Istanbul — Tens of thousands of Turks chanting anti-Bush slogans demonstrated against the U.S. President's visit to their country on Sunday and a NATO summit.

Mr. Bush is unpopular in Turkey, where the overwhelming majority of the public opposed the Iraq war. And – as he arrived in Turkey Saturday – militants in Iraq said they had kidnapped three Turkish workers and threatened to behead them.

The protest in the Kadikoy district, on the Asian side of Istanbul, attracted more than 40,000 people, mostly members of leftist groups, police said. There were some 100 foreign protesters from Greece, Britain, The Netherlands, Portugal and Syria.

“We want to throw NATO out of Istanbul,” said Dogan Aytac, a Turkish protester with a flag in his hat that read: “Get out Bush!”

A 20-year-old Greek protester, Odysseas Maaita, said, “We are here to express our solidarity with the Turkish people, with the people of the Middle East and all others that are under attack, to say that we are against NATO.”

The summit is to be held on the European side of the city, across the Bosporus, about 10 kilometres from Kadikoy.

Turkey dramatically boosted security before Mr. Bush's arrival and in preparation for the NATO summit, which begins Monday. Warplanes patrolled the skies over Istanbul Sunday and more than 23,000 police are preparing for duty during the summit.

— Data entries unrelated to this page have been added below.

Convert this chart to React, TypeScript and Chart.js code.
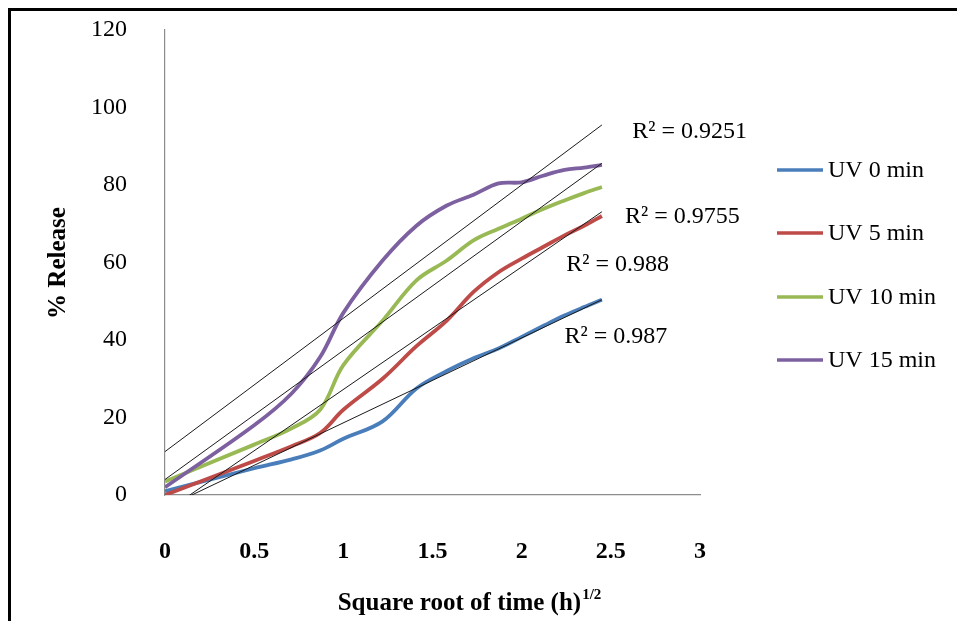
import React, { useEffect, useRef } from "react";
import { Chart, registerables } from "chart.js";

Chart.register(...registerables);

const SERIF = "'Times New Roman', 'Liberation Serif', serif";

// x = square root of time (h)^1/2
const xValues = [0, 0.5, 0.71, 0.87, 1, 1.22, 1.41, 1.58, 1.73, 1.87, 2, 2.12, 2.24, 2.35, 2.45];

const seriesNames = ["UV 0 min", "UV 5 min", "UV 10 min", "UV 15 min"];
const uv0 = [1, 6.9, 9.2, 11.5, 14.5, 19, 27.5, 32, 35.3, 37.8, 40.8, 43.6, 46.3, 48.5, 50.4];
const uv5 = [0, 8.8, 12.6, 16, 22, 30, 38.4, 45, 52.4, 57.5, 61, 64, 67, 69.5, 72];
const uv10 = [3.5, 13, 17.2, 22, 33.5, 45, 55.4, 60.5, 65.7, 68.7, 71.3, 73.8, 76, 77.9, 79.5];
const uv15 = [2, 18, 26.2, 35.6, 47, 60.5, 69.5, 74.7, 77.5, 80.4, 80.7, 82.4, 83.9, 84.5, 85.2];
const seriesColors = ["#4a7ebb", "#be4b48", "#98b954", "#7d60a0"];

// linear trend lines (endpoints)
const trendX = [0, 2.45];
const trendUv0 = [-3.3, 50.4];
const trendUv5 = [-4.4, 73.1];
const trendUv10 = [4.0, 85.6];
const trendUv15 = [11.2, 95.5];

const r2Texts = ["R² = 0.987", "R² = 0.988", "R² = 0.9755", "R² = 0.9251"];
const r2AnchorX = [2.24, 2.25, 2.58, 2.62];
const r2AnchorY = [40.9, 59.5, 71.9, 93.7];

const xTickMin = 0;
const xTickMax = 3;
const xTickStep = 0.5;
const yTickMin = 0;
const yTickMax = 120;
const yTickStep = 20;

const yTitle = "% Release";
const xTitle = "Square root of time (h)";
const xTitleSup = "1/2";

const toPoints = (xs: number[], ys: number[]) => xs.map((x, i) => ({ x, y: ys[i] }));

const overlayPlugin = {
  id: "overlay",
  afterDraw(chart: any) {
    const ctx = chart.ctx as CanvasRenderingContext2D;
    const xs = chart.scales.x;
    const ys = chart.scales.y;
    ctx.save();
    // R² labels
    ctx.fillStyle = "#000";
    ctx.font = `24px ${SERIF}`;
    ctx.textAlign = "left";
    ctx.textBaseline = "middle";
    r2Texts.forEach((t, i) => {
      ctx.fillText(t, xs.getPixelForValue(r2AnchorX[i]), ys.getPixelForValue(r2AnchorY[i]));
    });

    // legend
    const legendY = [159, 222, 286, 349];
    seriesNames.forEach((name, i) => {
      ctx.strokeStyle = seriesColors[i];
      ctx.lineWidth = 3.5;
      ctx.lineCap = "butt";
      ctx.beginPath();
      ctx.moveTo(766, legendY[i]);
      ctx.lineTo(812, legendY[i]);
      ctx.stroke();
      ctx.fillStyle = "#000";
      ctx.font = `24px ${SERIF}`;
      ctx.textAlign = "left";
      ctx.textBaseline = "middle";
      ctx.fillText(name, 817, legendY[i] + 1);
    });

    // y title
    ctx.save();
    ctx.translate(48, 252);
    ctx.rotate(-Math.PI / 2);
    ctx.font = `bold 25px ${SERIF}`;
    ctx.textAlign = "center";
    ctx.textBaseline = "middle";
    ctx.fillText(yTitle, 0, 0);
    ctx.restore();

    // x title with superscript
    ctx.font = `bold 25px ${SERIF}`;
    const w1 = ctx.measureText(xTitle).width;
    ctx.font = `bold 15px ${SERIF}`;
    const w2 = ctx.measureText(xTitleSup).width;
    const cx = 458;
    const startX = cx - (w1 + w2) / 2;
    ctx.textAlign = "left";
    ctx.textBaseline = "middle";
    ctx.font = `bold 25px ${SERIF}`;
    ctx.fillText(xTitle, startX, 593);
    ctx.font = `bold 15px ${SERIF}`;
    ctx.fillText(xTitleSup, startX + w1 + 1, 584);
    ctx.restore();
  },
};

export default function App() {
  const ref = useRef<HTMLCanvasElement | null>(null);

  useEffect(() => {
    if (!ref.current) return;
    const seriesData = [uv0, uv5, uv10, uv15];
    const trendData = [trendUv0, trendUv5, trendUv10, trendUv15];
    const seriesOrder = [4, 3, 2, 1];
    const datasets: any[] = [];
    trendData.forEach((t, i) => {
      datasets.push({
        label: "trend " + seriesNames[i],
        data: toPoints(trendX, t),
        borderColor: "#1a1a1a",
        borderWidth: 1,
        pointRadius: 0,
        tension: 0,
        order: 0,
        fill: false,
      });
    });
    seriesData.forEach((s, i) => {
      datasets.push({
        label: seriesNames[i],
        data: toPoints(xValues, s),
        borderColor: seriesColors[i],
        backgroundColor: seriesColors[i],
        borderWidth: 3.8,
        pointRadius: 0,
        tension: 0.35,
        order: seriesOrder[i],
        fill: false,
      });
    });

    const chart = new Chart(ref.current, {
      type: "line",
      data: { datasets },
      options: {
        animation: false,
        responsive: false,
        devicePixelRatio: 1,
        layout: { autoPadding: false, padding: { left: 0, top: 19, right: 265, bottom: 0 } },
        plugins: { legend: { display: false }, tooltip: { enabled: false } },
        scales: {
          x: {
            type: "linear",
            min: xTickMin,
            max: xTickMax,
            grid: { display: false, drawTicks: false },
            border: { display: true, color: "#8c8c8c", width: 1.2 },
            ticks: {
              stepSize: xTickStep,
              padding: 42,
              color: "#000",
              font: { family: SERIF, size: 24, weight: "bold" },
              maxRotation: 0,
              callback: (v: any) => String(Number(v)),
            },
            afterFit: (s: any) => {
              s.height = 126;
              s.paddingLeft = 0;
              s.paddingRight = 0;
              s.paddingTop = 0;
              s.paddingBottom = 0;
            },
          },
          y: {
            type: "linear",
            min: yTickMin,
            max: yTickMax,
            grid: { display: false, drawTicks: false },
            border: { display: true, color: "#8c8c8c", width: 1.2 },
            ticks: {
              stepSize: yTickStep,
              padding: 38,
              color: "#000",
              font: { family: SERIF, size: 24 },
            },
            afterFit: (s: any) => {
              s.width = 154;
              s.paddingTop = 0;
              s.paddingBottom = 0;
              s.paddingLeft = 0;
              s.paddingRight = 0;
            },
          },
        },
      },
      plugins: [overlayPlugin],
    } as any);
    return () => chart.destroy();
  }, []);

  return (
    <div
      style={{
        width: 957,
        height: 613,
        borderLeft: "3px solid #000",
        borderTop: "3px solid #000",
        boxSizing: "border-box",
        background: "#fff",
      }}
    >
      <canvas ref={ref} width={954} height={610} style={{ display: "block", width: 954, height: 610 }} />
    </div>
  );
}
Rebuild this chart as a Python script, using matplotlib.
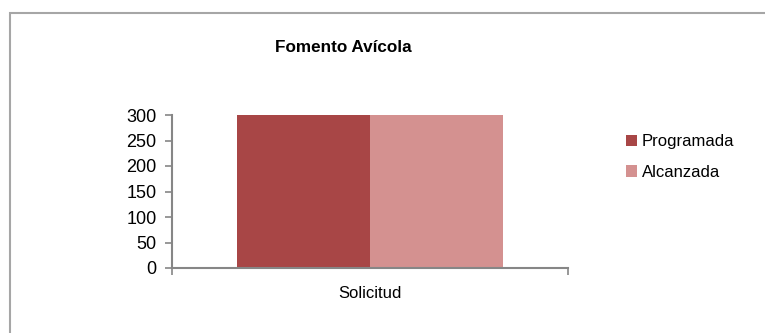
import matplotlib.pyplot as plt
from matplotlib.patches import Rectangle

plt.rcParams['font.family'] = ['Liberation Sans', 'DejaVu Sans']

# Data
categories = ["Solicitud"]
series = ["Programada", "Alcanzada"]
programada = [300]
alcanzada = [300]
colors = ["#A84646", "#D49190"]

fig = plt.figure(figsize=(7.65, 3.33), dpi=100)
ax = fig.add_axes([172/765, 1-268/333, 396/765, 153/333])

# outer frame (only top/left visible in the reference)
fig.patches.append(Rectangle((10/765, -0.1), 2.0, (333-13)/333 + 0.1,
                             transform=fig.transFigure, fill=False,
                             edgecolor="#A6A6A6", linewidth=1.5))

w = 0.336
x = list(range(len(categories)))
ax.bar([i - w/2 for i in x], programada, width=w, color=colors[0], label=series[0])
ax.bar([i + w/2 for i in x], alcanzada, width=w, color=colors[1], label=series[1])

ax.set_xlim(-0.5, 0.5)
ax.set_ylim(0, 300)
ax.set_yticks(range(0, 301, 50))
ax.set_xticks([-0.5, 0.5])
ax.set_xticklabels([])
ax.tick_params(axis="x", length=5, color="#868686", width=1.2)
ax.tick_params(axis="y", length=5, color="#868686", width=1.2, labelsize=13, pad=6)
for i, c in enumerate(categories):
    ax.text(i, -25/153, c, transform=ax.get_xaxis_transform(), ha="center", va="center",
            fontsize=12)
for s in ["top", "right"]:
    ax.spines[s].set_visible(False)
for s in ["left", "bottom"]:
    ax.spines[s].set_color("#868686")
    ax.spines[s].set_linewidth(1.5)

fig.text(343/765, 1-47/333, "Fomento Avícola", ha="center", va="center",
         fontsize=12.3, fontweight="bold")

ax.legend(loc="upper left", bbox_to_anchor=(626/765, 1-134/333), bbox_transform=fig.transFigure,
          frameon=False, fontsize=12, handlelength=0.65, handleheight=0.65,
          handletextpad=0.3, labelspacing=0.95, borderaxespad=0, borderpad=0)

fig.savefig("out.png", dpi=100)
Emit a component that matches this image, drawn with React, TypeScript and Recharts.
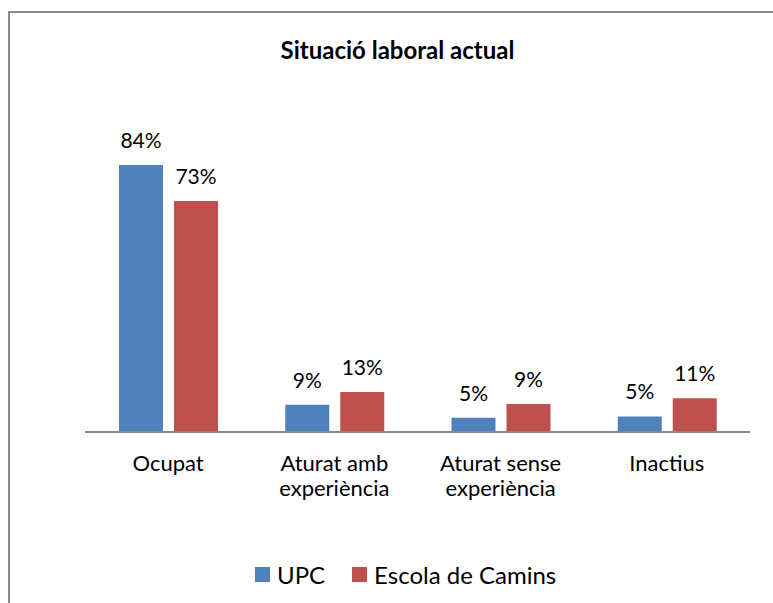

Mr. Bush, who will attend the summit along with British Prime Minister Tony Blair, French President Jacques Chirac and others, met with Turkish leaders in Ankara on Sunday morning and flies to Istanbul in the early afternoon.

At the protest, demonstrators carried banners, reading: “Down with American Imperialism,” and “Go away Bush!”

Greenpeace activists carried signs against nuclear weapons. Others chanted in English: “Yankees Go Home!”

Thousands of policemen, deployed in back streets, watched the crowds from a distance as a police helicopter hovered above.

Militant Kurdish, Islamic and leftist groups are active in the country, and security in Istanbul has been of special concern since November, when four suicide truck bombings blamed on al-Qaeda killed more than 60 people.